Derek Blanchard, Staff Writer

After an eventful three years topped off with a far from normal senior year, I can say with confidence that the class of 2020 left their dynamic mark on the Algonquin community. 

My first thought of Algonquin was that it’s the same as middle school, just with a heck of a lot more homework and a lot more people. About five months into high school, I had a reality check when basically nothing was going well. I’d consider my freshman year of athletics as a train wreck since I was a benchwarmer for the freshman football team, cut from the basketball team and broke my hand less than a month after I started my first ever lacrosse season. I had realized just how much of a pain high school can be at times, so I hit the books and the weights harder than ever before. 

Sophomore year was filled with many memories and challenges. Many say it’s the worst of the four years you spend in high school. That’s a statement I’d agree with now that I’m reflecting on it because you’re just expected to do things you aren’t comfortable with. 

One of my favorite memories from this year was when I got off the bus for my junior varsity lacrosse game. My coach came running over to the bus and told me to suit up for varsity since injuries left them short handed.
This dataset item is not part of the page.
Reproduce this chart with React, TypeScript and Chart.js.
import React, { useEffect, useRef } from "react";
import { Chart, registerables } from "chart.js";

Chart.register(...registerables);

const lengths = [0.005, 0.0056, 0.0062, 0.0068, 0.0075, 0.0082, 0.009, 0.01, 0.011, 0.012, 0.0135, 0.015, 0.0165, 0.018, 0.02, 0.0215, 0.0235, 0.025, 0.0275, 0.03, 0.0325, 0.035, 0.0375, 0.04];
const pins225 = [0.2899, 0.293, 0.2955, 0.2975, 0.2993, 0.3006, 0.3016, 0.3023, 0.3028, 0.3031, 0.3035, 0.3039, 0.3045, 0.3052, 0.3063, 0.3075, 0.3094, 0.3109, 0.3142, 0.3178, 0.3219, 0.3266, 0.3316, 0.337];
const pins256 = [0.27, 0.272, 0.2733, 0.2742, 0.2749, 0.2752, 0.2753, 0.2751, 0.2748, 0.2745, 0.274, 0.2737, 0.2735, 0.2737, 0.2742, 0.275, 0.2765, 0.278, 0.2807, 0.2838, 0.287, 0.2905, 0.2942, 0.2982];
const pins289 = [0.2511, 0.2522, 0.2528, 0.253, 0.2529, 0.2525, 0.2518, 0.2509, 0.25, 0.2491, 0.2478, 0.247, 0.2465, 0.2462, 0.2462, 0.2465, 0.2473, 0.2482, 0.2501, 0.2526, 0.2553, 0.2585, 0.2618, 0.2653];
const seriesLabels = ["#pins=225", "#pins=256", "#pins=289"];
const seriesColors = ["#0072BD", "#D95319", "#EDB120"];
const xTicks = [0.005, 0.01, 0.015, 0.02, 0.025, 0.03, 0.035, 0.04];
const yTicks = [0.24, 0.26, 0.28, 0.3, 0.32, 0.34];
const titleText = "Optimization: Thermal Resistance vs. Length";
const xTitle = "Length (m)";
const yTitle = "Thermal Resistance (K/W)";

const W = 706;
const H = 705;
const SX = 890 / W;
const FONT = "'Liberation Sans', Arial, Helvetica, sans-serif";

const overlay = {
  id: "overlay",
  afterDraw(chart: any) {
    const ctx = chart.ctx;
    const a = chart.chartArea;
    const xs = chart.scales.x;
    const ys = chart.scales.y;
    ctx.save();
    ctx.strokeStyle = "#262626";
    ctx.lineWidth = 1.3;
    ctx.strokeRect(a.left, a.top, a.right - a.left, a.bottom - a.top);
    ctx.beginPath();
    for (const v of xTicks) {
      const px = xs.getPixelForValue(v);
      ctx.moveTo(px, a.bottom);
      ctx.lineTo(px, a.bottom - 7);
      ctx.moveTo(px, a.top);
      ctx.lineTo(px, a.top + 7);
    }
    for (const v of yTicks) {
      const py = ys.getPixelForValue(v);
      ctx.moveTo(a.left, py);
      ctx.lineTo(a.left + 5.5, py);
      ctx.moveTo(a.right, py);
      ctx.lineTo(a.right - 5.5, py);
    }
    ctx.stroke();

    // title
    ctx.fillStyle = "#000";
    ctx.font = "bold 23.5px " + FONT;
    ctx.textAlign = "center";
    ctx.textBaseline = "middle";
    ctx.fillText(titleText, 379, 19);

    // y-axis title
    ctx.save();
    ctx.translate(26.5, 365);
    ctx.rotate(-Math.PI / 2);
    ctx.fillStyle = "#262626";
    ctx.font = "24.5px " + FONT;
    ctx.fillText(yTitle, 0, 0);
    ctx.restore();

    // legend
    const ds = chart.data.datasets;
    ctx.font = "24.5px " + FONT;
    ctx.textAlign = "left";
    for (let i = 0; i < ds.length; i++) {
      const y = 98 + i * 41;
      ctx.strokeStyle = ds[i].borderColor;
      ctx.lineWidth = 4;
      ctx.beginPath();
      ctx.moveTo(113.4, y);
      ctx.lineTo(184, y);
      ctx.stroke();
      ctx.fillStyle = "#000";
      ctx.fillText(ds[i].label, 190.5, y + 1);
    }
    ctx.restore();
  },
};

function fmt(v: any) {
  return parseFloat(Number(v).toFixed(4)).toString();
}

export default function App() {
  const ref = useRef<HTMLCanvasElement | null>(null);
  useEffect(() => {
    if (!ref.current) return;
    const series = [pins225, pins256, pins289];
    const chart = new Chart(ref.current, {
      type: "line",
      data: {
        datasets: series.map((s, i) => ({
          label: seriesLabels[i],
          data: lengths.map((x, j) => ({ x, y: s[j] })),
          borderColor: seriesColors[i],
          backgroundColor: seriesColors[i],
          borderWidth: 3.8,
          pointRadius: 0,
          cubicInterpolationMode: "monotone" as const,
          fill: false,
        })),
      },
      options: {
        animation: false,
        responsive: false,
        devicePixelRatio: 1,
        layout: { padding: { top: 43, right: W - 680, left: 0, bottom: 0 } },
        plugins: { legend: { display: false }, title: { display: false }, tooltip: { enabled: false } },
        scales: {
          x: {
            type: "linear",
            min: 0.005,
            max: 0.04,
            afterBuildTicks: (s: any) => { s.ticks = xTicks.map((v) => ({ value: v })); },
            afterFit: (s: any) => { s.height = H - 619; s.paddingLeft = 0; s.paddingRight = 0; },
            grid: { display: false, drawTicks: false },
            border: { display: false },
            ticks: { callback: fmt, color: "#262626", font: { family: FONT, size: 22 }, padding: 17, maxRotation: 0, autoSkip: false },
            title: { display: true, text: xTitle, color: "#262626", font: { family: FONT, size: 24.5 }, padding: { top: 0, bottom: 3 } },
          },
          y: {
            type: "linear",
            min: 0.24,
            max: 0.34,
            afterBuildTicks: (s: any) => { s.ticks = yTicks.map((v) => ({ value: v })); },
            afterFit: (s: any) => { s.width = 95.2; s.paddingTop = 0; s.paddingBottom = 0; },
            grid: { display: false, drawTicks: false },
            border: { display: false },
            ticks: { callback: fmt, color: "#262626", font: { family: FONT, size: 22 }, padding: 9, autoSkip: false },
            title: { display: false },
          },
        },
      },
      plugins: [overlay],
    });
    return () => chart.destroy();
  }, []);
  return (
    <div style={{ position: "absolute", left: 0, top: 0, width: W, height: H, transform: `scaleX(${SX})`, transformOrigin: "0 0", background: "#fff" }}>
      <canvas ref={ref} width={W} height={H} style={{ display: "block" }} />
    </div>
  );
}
I sometimes laugh at the fact that my introduction to the varsity level of athletics would involve me getting thrown into the fire. Although we ended up losing, I’ll never forget the look of disbelief on all of the varsity players when they realized I was going in. I handled myself well and played way more than I thought I’d end up doing, which is why you have to be ready when called upon even in your second career season of lacrosse. 

Junior year was when I started training like a legitimate athlete and when I had some of the highest grades of my four years. High school became my lifestyle since I embraced the fact that I was at school from 7 a.m. to 6 p.m. every day in the fall and spring. I finally started to see the results of my hard work from brutal summer workouts and studied way more than before too. 

My favorite part about T-hawk Nation is how resilient we were. When we were told that no football games would start later than 3:00 in the afternoon on Saturdays, we played as hard as we could and then would hang out with friends after so we wouldn’t let our Saturday nights go wasted because of mosquitos. I only enjoyed this change more when the team started to show how dominant we could be after a 41-0 victory for Homecoming, by far one of my favorite games in a maroon and gold jersey. Us seniors are always looking for a good time, even if it was twenty minutes after I got home from a game. 

To all of the underclassmen or future T-Hawks, I offer this one piece of advice: If you are an athlete, stage performer or even just a regular student, embrace who you are and what you do. Give that thing that you’re passionate about everything you’ve got because as many senior athletes like myself can say, you’ll never see the end coming.